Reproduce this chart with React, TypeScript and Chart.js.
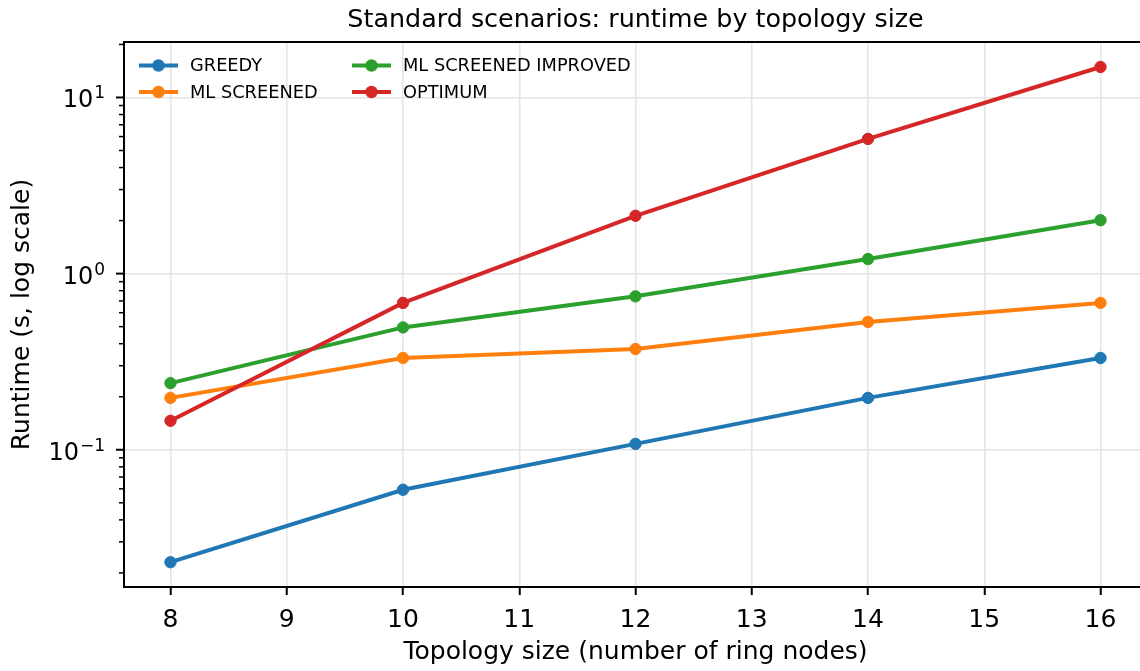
import React, { useEffect, useRef } from 'react';
import { Chart, registerables } from 'chart.js';

Chart.register(...registerables);

// ---- Data ----
const topologySizes = [8, 10, 12, 14, 16];
const greedy = [0.023, 0.0593, 0.108, 0.197, 0.332];
const mlScreened = [0.197, 0.332, 0.373, 0.532, 0.682];
const mlScreenedImproved = [0.239, 0.495, 0.743, 1.21, 2.01];
const optimum = [0.146, 0.682, 2.13, 5.82, 14.9];
const seriesNames = ['GREEDY', 'ML SCREENED', 'ML SCREENED IMPROVED', 'OPTIMUM'];
const seriesColors = ['#1f77b4', '#ff7f0e', '#2ca02c', '#d62728'];
const yMajorExponents = [-1, 0, 1];
const yMinorExponents = [-2, -1, 0, 1];
const chartTitle = 'Standard scenarios: runtime by topology size';
const xTitle = 'Topology size (number of ring nodes)';
const yTitle = 'Runtime (s, log scale)';

const X_MIN = 7.6;
const X_MAX = 16.4;
const Y_MIN = 0.01663;
const Y_MAX = 20.65;

const CANVAS_W = 1180;
const CANVAS_H = 671;

const FONT = '"DejaVu Sans", sans-serif';
const GRID = '#e4e4e4';

const isPow10 = (v: number) => {
  const l = Math.log10(v);
  return Math.abs(l - Math.round(l)) < 1e-6;
};

const decorPlugin = {
  id: 'mplDecor',
  afterDraw(chart: any) {
    const { ctx, chartArea, scales } = chart;
    const { left, right, top } = chartArea;
    const y = scales.y;
    ctx.save();
    // top spine (the right spine lies outside the visible 1140px window)
    ctx.strokeStyle = '#000';
    ctx.lineWidth = 2;
    ctx.beginPath();
    ctx.moveTo(left - 1, top);
    ctx.lineTo(right + 1, top);
    ctx.stroke();

    // y ticks (major + minor)
    yMinorExponents.forEach((e) => {
      for (let m = 1; m <= 9; m++) {
        const v = m * Math.pow(10, e);
        if (v < Y_MIN || v > Y_MAX) continue;
        const py = y.getPixelForValue(v);
        const major = m === 1;
        ctx.lineWidth = major ? 2 : 1.5;
        ctx.beginPath();
        ctx.moveTo(left - (major ? 8 : 5), py);
        ctx.lineTo(left, py);
        ctx.stroke();
      }
    });

    // y tick labels 10^n
    ctx.fillStyle = '#000';
    ctx.textBaseline = 'alphabetic';
    ctx.textAlign = 'left';
    yMajorExponents.forEach((e) => {
      const v = Math.pow(10, e);
      const py = y.getPixelForValue(v);
      const expStr = e < 0 ? '\u2212' + Math.abs(e) : String(e);
      ctx.font = `17px ${FONT}`;
      const expW = ctx.measureText(expStr).width;
      ctx.font = `24px ${FONT}`;
      const mainW = ctx.measureText('10').width;
      const rightEdge = 105;
      const expX = rightEdge - expW;
      const mainX = expX - 1 - mainW;
      ctx.fillText('10', mainX, py + 10);
      ctx.font = `17px ${FONT}`;
      ctx.fillText(expStr, expX, py + 1);
    });

    // title
    ctx.font = `25.4px ${FONT}`;
    ctx.textAlign = 'center';
    ctx.fillText(chartTitle, (left + right) / 2, 27);

    // legend (two columns inside plot, upper-left)
    const legendItems = [
      { col: 0, row: 0, idx: 0 },
      { col: 0, row: 1, idx: 1 },
      { col: 1, row: 0, idx: 2 },
      { col: 1, row: 1, idx: 3 },
    ];
    const colX = [139, 352];
    const rowY = [65.5, 92];
    ctx.font = `17.8px ${FONT}`;
    ctx.textAlign = 'left';
    ctx.textBaseline = 'middle';
    legendItems.forEach(({ col, row, idx }) => {
      const x0 = colX[col];
      const yy = rowY[row];
      ctx.strokeStyle = seriesColors[idx];
      ctx.lineWidth = 4;
      ctx.beginPath();
      ctx.moveTo(x0, yy);
      ctx.lineTo(x0 + 39, yy);
      ctx.stroke();
      ctx.fillStyle = seriesColors[idx];
      ctx.beginPath();
      ctx.arc(x0 + 19.5, yy, 6.2, 0, Math.PI * 2);
      ctx.fill();
      ctx.fillStyle = '#000';
      ctx.fillText(seriesNames[idx], x0 + 51, yy + 1);
    });
    ctx.restore();
  },
};

const seriesValues = [greedy, mlScreened, mlScreenedImproved, optimum];

export default function App() {
  const canvasRef = useRef<HTMLCanvasElement | null>(null);

  useEffect(() => {
    if (!canvasRef.current) return;
    const datasets = seriesValues.map((vals, i) => ({
      label: seriesNames[i],
      data: topologySizes.map((x, j) => ({ x, y: vals[j] })),
      borderColor: seriesColors[i],
      backgroundColor: seriesColors[i],
      pointBackgroundColor: seriesColors[i],
      pointBorderColor: seriesColors[i],
      borderWidth: 4,
      pointRadius: 5.7,
      pointBorderWidth: 1,
      tension: 0,
      order: seriesValues.length - i,
    }));
    const chart = new Chart(canvasRef.current, {
      type: 'line',
      data: { datasets },
      options: {
        responsive: false,
        maintainAspectRatio: false,
        animation: false,
        devicePixelRatio: 1,
        layout: { padding: { top: 42, right: CANVAS_W - 1147, left: 0, bottom: 0 } },
        plugins: {
          legend: { display: false },
          title: { display: false },
          tooltip: { enabled: false },
        },
        scales: {
          x: {
            type: 'linear',
            min: X_MIN,
            max: X_MAX,
            afterFit: (s: any) => {
              s.height = 84;
            },
            ticks: {
              stepSize: 1,
              includeBounds: false,
              autoSkip: false,
              maxRotation: 0,
              color: '#000',
              padding: 10,
              font: { family: FONT, size: 25 },
            },
            grid: {
              color: GRID,
              lineWidth: 1.5,
              drawTicks: true,
              tickLength: 8,
              tickColor: '#000',
              tickWidth: 2,
            },
            border: { display: true, color: '#000', width: 2 },
            title: {
              display: true,
              text: xTitle,
              color: '#000',
              font: { family: FONT, size: 25 },
              padding: { top: 0, bottom: 4 },
            },
          },
          y: {
            type: 'logarithmic',
            min: Y_MIN,
            max: Y_MAX,
            afterFit: (s: any) => {
              s.width = 124;
            },
            ticks: { display: false },
            grid: {
              color: (c: any) => (c.tick && isPow10(c.tick.value) ? GRID : 'rgba(0,0,0,0)'),
              lineWidth: 1.5,
              drawTicks: false,
            },
            border: { display: true, color: '#000', width: 2 },
            title: {
              display: true,
              text: yTitle,
              color: '#000',
              font: { family: FONT, size: 25 },
              padding: { top: 7, bottom: 0 },
            },
          },
        },
      } as any,
      plugins: [decorPlugin],
    });
    return () => chart.destroy();
  }, []);

  return (
    <div
      style={{
        position: 'fixed',
        left: 0,
        top: 0,
        width: 1140,
        height: 671,
        overflow: 'hidden',
        background: '#fff',
      }}
    >
      <div style={{ width: CANVAS_W, height: CANVAS_H }}>
        <canvas
          ref={canvasRef}
          width={CANVAS_W}
          height={CANVAS_H}
          style={{ display: 'block', width: CANVAS_W, height: CANVAS_H, maxWidth: 'none' }}
        />
      </div>
    </div>
  );
}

==========

Set every line down exactly as written, leaving each picture out.

Reproduce this chart with React, TypeScript and Chart.js.
import React, { useEffect, useRef } from 'react';
import { Chart, registerables } from 'chart.js';

Chart.register(...registerables);

// ---- Data ----
const topologySizes = [8, 10, 12, 14, 16];
const greedy = [0.023, 0.0593, 0.108, 0.197, 0.332];
const mlScreened = [0.197, 0.332, 0.373, 0.532, 0.682];
const mlScreenedImproved = [0.239, 0.495, 0.743, 1.21, 2.01];
const optimum = [0.146, 0.682, 2.13, 5.82, 14.9];
const seriesNames = ['GREEDY', 'ML SCREENED', 'ML SCREENED IMPROVED', 'OPTIMUM'];
const seriesColors = ['#1f77b4', '#ff7f0e', '#2ca02c', '#d62728'];
const yMajorExponents = [-1, 0, 1];
const yMinorExponents = [-2, -1, 0, 1];
const chartTitle = 'Standard scenarios: runtime by topology size';
const xTitle = 'Topology size (number of ring nodes)';
const yTitle = 'Runtime (s, log scale)';

const X_MIN = 7.6;
const X_MAX = 16.4;
const Y_MIN = 0.01663;
const Y_MAX = 20.65;

const CANVAS_W = 1180;
const CANVAS_H = 671;

const FONT = '"DejaVu Sans", sans-serif';
const GRID = '#e4e4e4';

const isPow10 = (v: number) => {
  const l = Math.log10(v);
  return Math.abs(l - Math.round(l)) < 1e-6;
};

const decorPlugin = {
  id: 'mplDecor',
  afterDraw(chart: any) {
    const { ctx, chartArea, scales } = chart;
    const { left, right, top } = chartArea;
    const y = scales.y;
    ctx.save();
    // top spine (the right spine lies outside the visible 1140px window)
    ctx.strokeStyle = '#000';
    ctx.lineWidth = 2;
    ctx.beginPath();
    ctx.moveTo(left - 1, top);
    ctx.lineTo(right + 1, top);
    ctx.stroke();

    // y ticks (major + minor)
    yMinorExponents.forEach((e) => {
      for (let m = 1; m <= 9; m++) {
        const v = m * Math.pow(10, e);
        if (v < Y_MIN || v > Y_MAX) continue;
        const py = y.getPixelForValue(v);
        const major = m === 1;
        ctx.lineWidth = major ? 2 : 1.5;
        ctx.beginPath();
        ctx.moveTo(left - (major ? 8 : 5), py);
        ctx.lineTo(left, py);
        ctx.stroke();
      }
    });

    // y tick labels 10^n
    ctx.fillStyle = '#000';
    ctx.textBaseline = 'alphabetic';
    ctx.textAlign = 'left';
    yMajorExponents.forEach((e) => {
      const v = Math.pow(10, e);
      const py = y.getPixelForValue(v);
      const expStr = e < 0 ? '\u2212' + Math.abs(e) : String(e);
      ctx.font = `17px ${FONT}`;
      const expW = ctx.measureText(expStr).width;
      ctx.font = `24px ${FONT}`;
      const mainW = ctx.measureText('10').width;
      const rightEdge = 105;
      const expX = rightEdge - expW;
      const mainX = expX - 1 - mainW;
      ctx.fillText('10', mainX, py + 10);
      ctx.font = `17px ${FONT}`;
      ctx.fillText(expStr, expX, py + 1);
    });

    // title
    ctx.font = `25.4px ${FONT}`;
    ctx.textAlign = 'center';
    ctx.fillText(chartTitle, (left + right) / 2, 27);

    // legend (two columns inside plot, upper-left)
    const legendItems = [
      { col: 0, row: 0, idx: 0 },
      { col: 0, row: 1, idx: 1 },
      { col: 1, row: 0, idx: 2 },
      { col: 1, row: 1, idx: 3 },
    ];
    const colX = [139, 352];
    const rowY = [65.5, 92];
    ctx.font = `17.8px ${FONT}`;
    ctx.textAlign = 'left';
    ctx.textBaseline = 'middle';
    legendItems.forEach(({ col, row, idx }) => {
      const x0 = colX[col];
      const yy = rowY[row];
      ctx.strokeStyle = seriesColors[idx];
      ctx.lineWidth = 4;
      ctx.beginPath();
      ctx.moveTo(x0, yy);
      ctx.lineTo(x0 + 39, yy);
      ctx.stroke();
      ctx.fillStyle = seriesColors[idx];
      ctx.beginPath();
      ctx.arc(x0 + 19.5, yy, 6.2, 0, Math.PI * 2);
      ctx.fill();
      ctx.fillStyle = '#000';
      ctx.fillText(seriesNames[idx], x0 + 51, yy + 1);
    });
    ctx.restore();
  },
};

const seriesValues = [greedy, mlScreened, mlScreenedImproved, optimum];

export default function App() {
  const canvasRef = useRef<HTMLCanvasElement | null>(null);

  useEffect(() => {
    if (!canvasRef.current) return;
    const datasets = seriesValues.map((vals, i) => ({
      label: seriesNames[i],
      data: topologySizes.map((x, j) => ({ x, y: vals[j] })),
      borderColor: seriesColors[i],
      backgroundColor: seriesColors[i],
      pointBackgroundColor: seriesColors[i],
      pointBorderColor: seriesColors[i],
      borderWidth: 4,
      pointRadius: 5.7,
      pointBorderWidth: 1,
      tension: 0,
      order: seriesValues.length - i,
    }));
    const chart = new Chart(canvasRef.current, {
      type: 'line',
      data: { datasets },
      options: {
        responsive: false,
        maintainAspectRatio: false,
        animation: false,
        devicePixelRatio: 1,
        layout: { padding: { top: 42, right: CANVAS_W - 1147, left: 0, bottom: 0 } },
        plugins: {
          legend: { display: false },
          title: { display: false },
          tooltip: { enabled: false },
        },
        scales: {
          x: {
            type: 'linear',
            min: X_MIN,
            max: X_MAX,
            afterFit: (s: any) => {
              s.height = 84;
            },
            ticks: {
              stepSize: 1,
              includeBounds: false,
              autoSkip: false,
              maxRotation: 0,
              color: '#000',
              padding: 10,
              font: { family: FONT, size: 25 },
            },
            grid: {
              color: GRID,
              lineWidth: 1.5,
              drawTicks: true,
              tickLength: 8,
              tickColor: '#000',
              tickWidth: 2,
            },
            border: { display: true, color: '#000', width: 2 },
            title: {
              display: true,
              text: xTitle,
              color: '#000',
              font: { family: FONT, size: 25 },
              padding: { top: 0, bottom: 4 },
            },
          },
          y: {
            type: 'logarithmic',
            min: Y_MIN,
            max: Y_MAX,
            afterFit: (s: any) => {
              s.width = 124;
            },
            ticks: { display: false },
            grid: {
              color: (c: any) => (c.tick && isPow10(c.tick.value) ? GRID : 'rgba(0,0,0,0)'),
              lineWidth: 1.5,
              drawTicks: false,
            },
            border: { display: true, color: '#000', width: 2 },
            title: {
              display: true,
              text: yTitle,
              color: '#000',
              font: { family: FONT, size: 25 },
              padding: { top: 7, bottom: 0 },
            },
          },
        },
      } as any,
      plugins: [decorPlugin],
    });
    return () => chart.destroy();
  }, []);

  return (
    <div
      style={{
        position: 'fixed',
        left: 0,
        top: 0,
        width: 1140,
        height: 671,
        overflow: 'hidden',
        background: '#fff',
      }}
    >
      <div style={{ width: CANVAS_W, height: CANVAS_H }}>
        <canvas
          ref={canvasRef}
          width={CANVAS_W}
          height={CANVAS_H}
          style={{ display: 'block', width: CANVAS_W, height: CANVAS_H, maxWidth: 'none' }}
        />
      </div>
    </div>
  );
}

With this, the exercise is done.